While reading, I’m taken to a time and place that is otherwise unrecognizable. The land is both pristine and unforgiving, and an unearthly community exists between the geography and its two- and four-legged inhabitants.

These stories read like myths, partly due to the texture and luminosity of the prose, along with the compression that asks us to create this world in our minds, to see its pictures, to smell its smells and hear its sounds. We are taken far north to a part of the U.S. that shares a watery border with Canada, a terrain that is more often than not covered with snow, where horses pull a sled runner across the ice, and sometimes the ice melts or breaks, and sometimes there’s a seam through which a ton of lumber falls. These stories are populated by lumbermen and fishermen and impoverished families where there is abuse, where religion is known more for the harm it does than for salvation. These are stories of Jesuits and Indigenous peoples, some where there is a mix within the same family. There is a story with a body that must be chipped from the ice, a story about a bet that will become as deadly as the weather, about women running a “Tavern of Dreams,” about the wives of the “King of the Mormons” left to fend for themselves on an island in Lake Michigan in the dead of winter.

One sees here a tenderness, a ferocious love of place and respect for its denizens who thrive here. The first story envelops the reader in a sanctified world where a very old man is living out his days in a cabin with a swinging door. It is cold, “for winter had not yet invited spring in.” A young woman appears whose job it seems is to stoke the fire and make sure the man will not starve. She leaves a number of warm loaves of bread stored in a vine basket above the hearth, some of which he proffers to the wolf who visits him and seems to know this man well.

There is a life force that makes itself evident in each of these stories. The dusk has a mouth. The cries of wolves “float down” from the cliffs.

The voice of Carolyn J. Lewis’s stories is the voice of the land. If it could speak, in a language we might intuit, it would use her voice, it would say we connect — the land sees to that. It calls us to itself. We rise to the demands of time and place, what in fiction we call the setting. In Carolyn’s book, it’s the interaction between setting and character that remains so defining, so revelatory.

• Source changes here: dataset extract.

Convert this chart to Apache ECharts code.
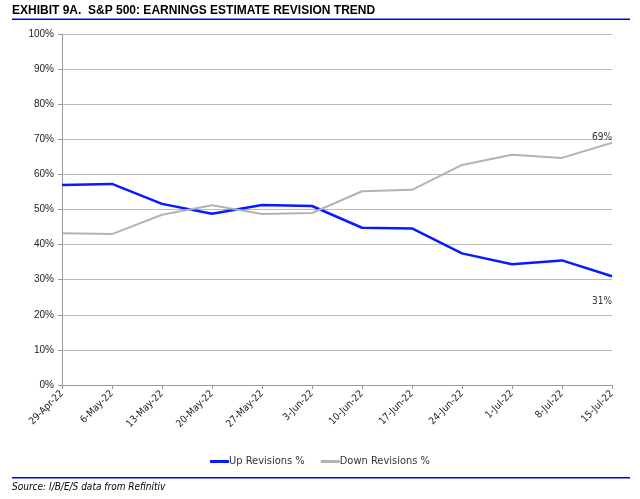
<!DOCTYPE html>
<html><head><meta charset="utf-8">
<script src="https://cdn.jsdelivr.net/npm/echarts@6/dist/echarts.min.js"></script>
<style>html,body{margin:0;padding:0;background:#fff}#c{width:640px;height:499px}</style>
</head><body><div id="c"></div>
<script>
const categories = ['29-Apr-22','6-May-22','13-May-22','20-May-22','27-May-22','3-Jun-22','10-Jun-22','17-Jun-22','24-Jun-22','1-Jul-22','8-Jul-22','15-Jul-22'];
const upRevisions = [57.0, 57.3, 51.6, 48.8, 51.3, 51.0, 44.8, 44.6, 37.5, 34.4, 35.5, 31.0];
const downRevisions = [43.2, 43.0, 48.5, 51.2, 48.7, 49.0, 55.2, 55.6, 62.7, 65.6, 64.7, 69.0];
const yTicks = [0,10,20,30,40,50,60,70,80,90,100];

const NARROW = '"Liberation Sans Narrow", "DejaVu Sans Condensed", Arial, sans-serif';
const chart = echarts.init(document.getElementById('c'));
chart.setOption({
  animation: false,
  textStyle: {fontFamily: 'Liberation Sans, Arial, sans-serif'},
  grid: {left: 62, right: 28, top: 34, bottom: 114},
  graphic: [
    {type:'text', left: 12, top: 5, style:{text:'EXHIBIT 9A.  S&P 500: EARNINGS ESTIMATE REVISION TREND', font:'bold 12px Liberation Sans, Arial', fill:'#000'}},
    {type:'rect', shape:{x:12, y:18.5, width:618, height:1.5}, style:{fill:'#0000ee'}},
    {type:'rect', shape:{x:12, y:477, width:618, height:1.5}, style:{fill:'#0000ee'}},
    {type:'text', left: 12, top: 482, style:{text:'Source: I/B/E/S data from Refinitiv', font:'italic 10px ' + NARROW, fill:'#000'}}
  ],
  legend: {
    bottom: 27, left: 'center', itemWidth: 19, itemHeight: 3, itemGap: 16,
    textStyle: {fontSize: 11, color: '#333', fontFamily: NARROW, padding: [0,0,0,-5]},
    data: [{name:'Up Revisions %', icon:'rect'}, {name:'Down Revisions %', icon:'rect'}]
  },
  xAxis: {
    type: 'category', data: categories, boundaryGap: false,
    axisLine: {lineStyle: {color: '#999'}},
    axisTick: {show: true, length: 4, lineStyle:{color:'#999'}},
    axisLabel: {rotate: 45, fontSize: 10, color: '#222', margin: 7, fontFamily: NARROW}
  },
  yAxis: {
    type: 'value', min: 0, max: 100, interval: 10,
    axisLine: {show: true, lineStyle: {color: '#999'}},
    axisTick: {show: true, length: 4, lineStyle:{color:'#999'}},
    axisLabel: {formatter: v => v + '%', fontSize: 10, color: '#222', margin: 8},
    splitLine: {lineStyle: {color: '#bbb', width: 1}}
  },
  series: [
    {name:'Up Revisions %', type:'line', data: upRevisions, showSymbol:false, symbol:'none',
     lineStyle:{color:'#0a1aff', width:2.5}, itemStyle:{color:'#0a1aff'},
     endLabel:{show:true, offset:[-28, 25], fontSize:10, color:'#333', fontFamily: NARROW,
            formatter: p => Math.round(p.value) + '%'}},
    {name:'Down Revisions %', type:'line', data: downRevisions, showSymbol:false, symbol:'none',
     lineStyle:{color:'#b3b3b3', width:2}, itemStyle:{color:'#b3b3b3'},
     endLabel:{show:true, offset:[-28, -5], fontSize:10, color:'#333', fontFamily: NARROW,
            formatter: p => Math.round(p.value) + '%'}}
  ]
});
</script></body></html>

One could say that setting provides the challenge of our lives even now. That which is difficult presents as an opportunity, directs us to see beyond the moment, beyond mortality, beyond fear, even — offers a connection to what some have called grace: whether it is through World War II, whether it is a great lake melting under us, whether it is Covid-19, whether it is Black Lives Matter, whether it’s a liminal moment in our very democracy. We make a choice in this moment of clarity when we glimpse the fragility of human bodies, of human institutions, of human civilization; we respond with something more noble than the insatiable appetites of the self.

We will look back one day. We will see what was once insoluble. We will see how we changed our world.

In her introductory epigraph, Carolyn writes: In the land there is a longing/and the longing is in the people,/and the people who come to it/ have a name for it they never speak.